Revenir ce soir sur le référendum n’est pas plus pertinent qu’hier ou de le faire demain. Si Nigel Farage est eurodéputé depuis 1999, si David Cameron s’est mis en tête d’aller négocier des aménagements pour que l’UE s’occupe davantage de l’essentiel que de calibrer les pommes ou le volume de notre chasse-d’eau, entre autres, cela ne doit pas s’expliquer uniquement par la simple maladresse, le manque de sens politique. Quant à la nature du débat d’une question qui hante la politique locale depuis 15/20 ans, doit-on rappeler les innombrables bobards des remainers? S’agissant du coup de poignard (mais admirable sur le plan tactique) à des « alliés » Lib-Dem, avec l’annonce de la tenue du référendum après les élections générales de 2015, il faut encore rappeler quelques vérités trop facilement passées sous le boisseau. Les sympathiques Lib-Dems ont été bien plus occupés à renforcer l’intégration de l’UK dans l’UE et à légaliser le mariage homo plutôt qu’aider Cameron et Osbourne à ramer face aux gauchistes sponsorisés par la BBC sur l’opportune baisse des dépenses publiques. Et surtout, quand devient-il légitime d’interroger la population par référendum? 60% ? 70% ? 90% dans les sondages? On ne peut pas savoir puisque même perdu nettement, auprès de ces brillants démocrates europhiles, le résultat final ne suffit toujours pas à enterrer le soupçon d’illégitimité. Preuve que la légitimité ne découle pas d’un coup de sang, d’une humeur passagère. L’envie de Brexit polluait de plus en plus les débats internes de la droite et des libéraux eurosceptiques anglais, et surtout, depuis belle lurette. Nos commentateurs/experts/politiciens refusent d’analyser pourquoi. Dommage et c’est certainement la raison pour laquelle ici les envies de Frexit trouvent des motivations hélas bien plus socialistes que libérales.
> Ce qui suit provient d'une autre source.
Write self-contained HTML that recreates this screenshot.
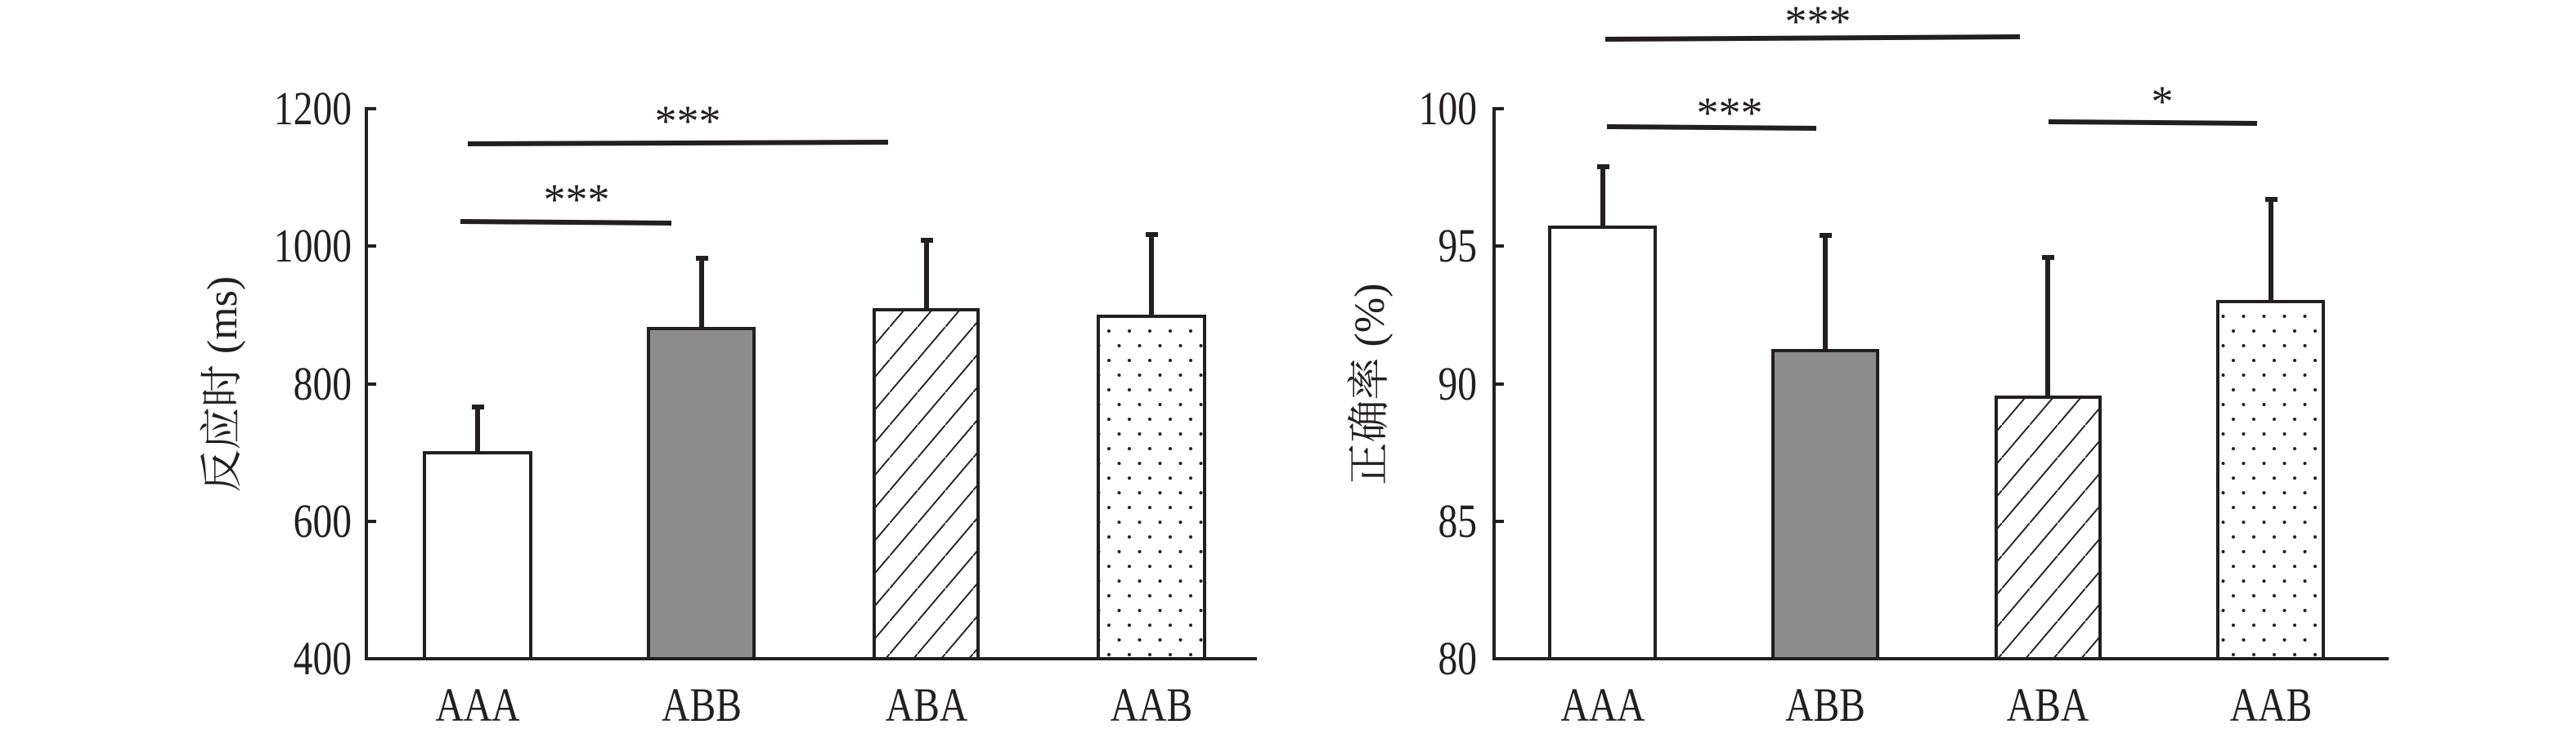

Qui pour l’acte 2 de la farce anglo-bruxelloise? Nos mêmes médias et grands penseurs officiels sont révulsés à l’idée que ce soit le truculent Bojo. Vous savez ce crétin impulsif mal coiffé qui a déserté les rangs alors présenté comme l’un des principaux artisans du Brexit (alors que Farage avait fait probablement 99% du travail). Boris a tellement déserté les rangs du parti conservateur qu’il a été éphémèrement ministre de Theresa May et a démissionné quand il avait compris qu’elle n’avait aucune chance de parvenir à un accord satisfaisant. Un moment pressenti à la place de May, il avait déclaré ceci (et sentez combien chaque mot a été pesé par cet abruti impulsif, la PUNCH LINE prémonitoire):
Outre le biais de confirmation qui embrume nos esprits les plus brillants, ceux-ci souffrent aussi de confondre petite histoire (l’actualité, le bruit médiatique) avec les tendances plus lourdes, l’Histoire. Malgré les inimitiés personnelles, le manque de courage et/ou de convictions dictés par des impérieuses nécessités matérielles qui découlent sur des choix erratiques, des lourdeurs tant politiciennes, journalistiques que bureaucratiques, les choses avancent un peu au Royaume-Uni (Et s’il en sort encore Uni, la gifle sera saignante pour l’UE, Barnier & cie, salauds aussi sur la question irlandaise bien plus que sur celle des socialistes europhiles mais surtout pétrolifères d’Ecosse). Après la crise il fallait faire des choix politiques forts sur le plan économique, Cameron les a fait, l’économie britannique l’en remercie aujourd’hui. Il faut désormais placer à Westminster une majorité de Brexiters prêts à en découdre, au hard Brexit s’il le faut pour que la farce prenne fin. C’est en cours car chez les anglais pragmatiques, on sait sérier les problèmes. J’ignore comment cela va se faire, s’il faut casser le parti conservateur (les travaillistes socialistes avec Corbyn n’arriveraient même pas à gagner en France, c’est dire) ou que Farage et son nouveau parti oblige une coalition temporaire, mais ça va se faire. Surtout si comme on peut ce soir le supposer, le Brexit Party est arrivé très largement en tête des élections d’hier et avec des torries au pied du mur, dans l’obligation de changer bien plus que la pauvre Theresa May.